Feima ek heiti; fædd var ek norðarla,
Hrímnis dóttir ór háfjalli.
Hér er systir mín hálfu fremri
Kleima at nafni komin til sjóvar.
Ek heiti Feima; ek var fædd norðarla, dóttir Hrímnis, ór háfjalli. Hér er systir mín, hálfu fremri, Kleima at nafni, komin til sjóvar.
I am called Feima; I was born in northern parts, daughter of Hrímnir <giant>, from the high mountain. Here my sister, twice as courageous, Kleima by name, has come to the sea-shore.

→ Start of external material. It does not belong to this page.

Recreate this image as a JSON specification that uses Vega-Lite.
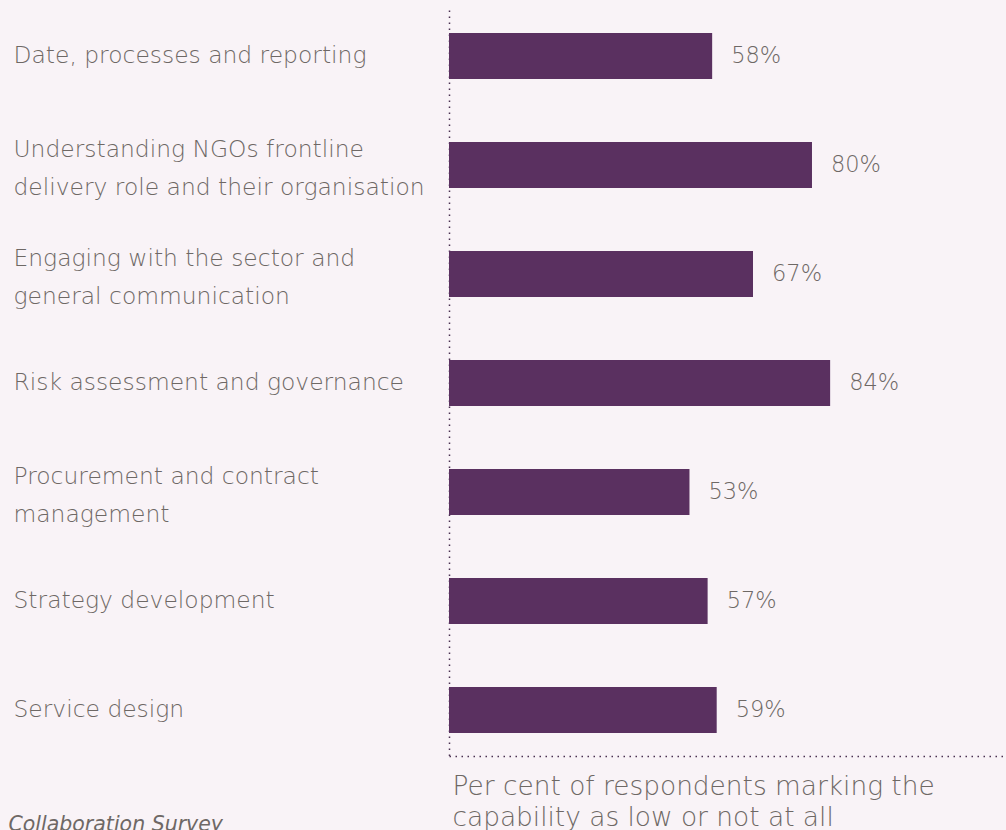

[1] Feima: Several mss (1006ˣ, 173ˣ, 342ˣ, 109a IIˣ) offer the reading Finna ‘Saami woman’, a variant which makes use of the associations between the north and the Finnar (Saami people), who were credited with magical powers (see Nesheim 1970, 7-14; cf. the power ascribed to the father of Feima and Kleima in GrL 4). Occasionally one and the same figure is described both as giant and Saami, for example the father of Snjófríðr ‘Snow-Beauty’ in HHárf ch. 35 (ÍF 26, 125-7). Snjófríðr herself is called finna in Anon Mhkv 11/6III. Nevertheless Feima is the preferred reading, not only because it occurs in the two oldest mss but also because it rhymes with Kleima, a name which only occurs here: there are several other Old Norse examples of siblings whose names rhyme with one another (cf. Kommentar III, 870 and a further example in Gautr, FSGJ 4, 4-5). The word feima occurs as a name in Rþ 25/6 (one of the daughters of Karl, the progenitor of the peasant class) and is used elsewhere as a poetic term for ‘woman’ (LP: feima). The etymology of the word is unclear (AEW: feima), but in Skm the word feima is said to connote shyness (SnE 1998, I, 107; cf. Note to Þul Kvenna I l. 4III). If the name Feima in GrL evokes such associations then it is manifestly ironic, since it stands in great contrast to the bold and ‘forward’ behaviour of the two giantesses, cf. Feima’s description of her sister Kleima as hálfu fremri ‘twice as courageous’ (as herself).